John Lennon and Paul McCartney had conceived “Please Please Me” as a Roy Orbison torch song but Martin insisted that they snap up the tempo. Once the band had completed it his way, he confidently told them “Congratulations gentlemen. You’ve just made your first Number One [single].” And he was right.

The band, while gifted and ambitious, weren’t musically trained.  They had ideas but no technique to achieve them.  Martin was both highly trained and willing to assist the boys with some of their wild ideas.  McCartney once said about Martin, “George Martin [was] quite experimental for who he was, a grown-up."

I discovered the Beatles when I was around eight years old.  My mother was a die-hard Elvis fan and was a bit put off by my sudden love of “Sgt. Pepper’s Lonely Hearts Club Band” because, as she put it, she loved the Beatles until they stopped being fun.  Sometime around Revolver, my mom decided that the group was making fun of her - in fact, as soon as the Fab Four stopped performing live and committed to doing studio sessions exclusively, she felt left out.  I know now that what I loved about their music and what she hated was George Martin.

I was nuts for the bizarre surrealist lyrics and odd period orchestration of “Being for the Benefit of Mr. Kite.”  The crazy waltz in the middle, the old steam organ and tape loop arrangement that create the circus atmosphere.  And while the ideas were Lennon’s, Martin played the steam organ, scored and conducted the orchestration, and with tape and a razor, constructed the looping.
I loved the harpsichord solo in “In My Life” (written and played by Martin.)  “The Long and Winding Road” was conceived by McCartney as a piano and voice song but Martin wrote and conducted the string orchestra that made that song an epic.

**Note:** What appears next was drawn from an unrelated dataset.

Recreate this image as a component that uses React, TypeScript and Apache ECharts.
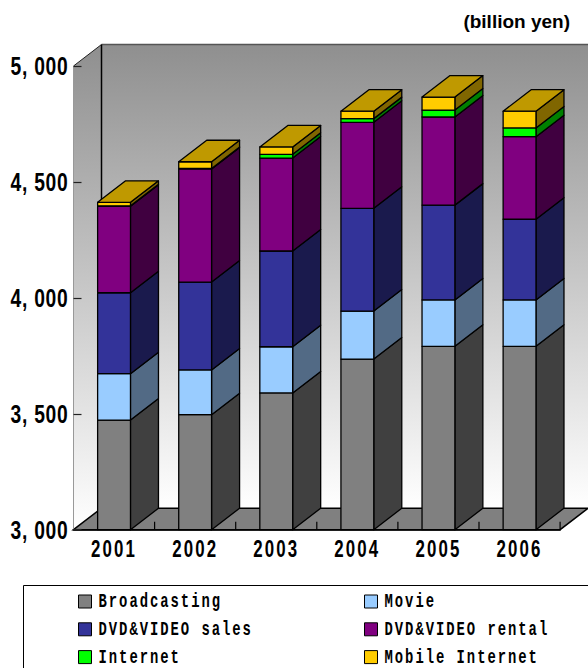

For “Eleanor Rigby” he scored and conducted a strings-only accompaniment inspired by Bernard Herrmann’s soundtrack to “Psycho.”.  I listened to this hundreds of times until mom put a moratorium on it while she was home.

And so on.

It’s easy to take for granted the revolutionary.  Once the new ground has been broken and we become familiar with walking on it, once the outlier accomplishments become inspiration for copies and expansions, the revolution seems all but inevitable.  Martin and the Beatles introduced more avant-garde techniques and sounds into popular music than any pioneers before or since.  Together, this unlikely pairing of peanut butter and chocolate changed rock and roll and popular music of its day into something larger, something grander, something worthy of the ravages of time and taste.

Mom eventually got over her disdain for the music of the Beatles and I, after taking her to Graceland, found an affinity for Presley but we have always remained most loyal to our separate camps.

When I taught music to budding humans, for nine years I would teach an entire nine week course to my eighth graders on the Music of The Beatles.  Without Martin, the Beatles would’ve been a great band with great hit music, but without him, there would be no YES, no Pink Floyd, no Electric Light Orchestra, no Bruce Springsteen, no Nirvana.  Each one of those eight graders, whether they eventually liked The Beatles or not, walked away as adults understanding the contribution made by George Martin.  His is a story of excellence behind the scenes, of often uncredited genius, of a selfless workman-like approach to collaboration that more and more is lost.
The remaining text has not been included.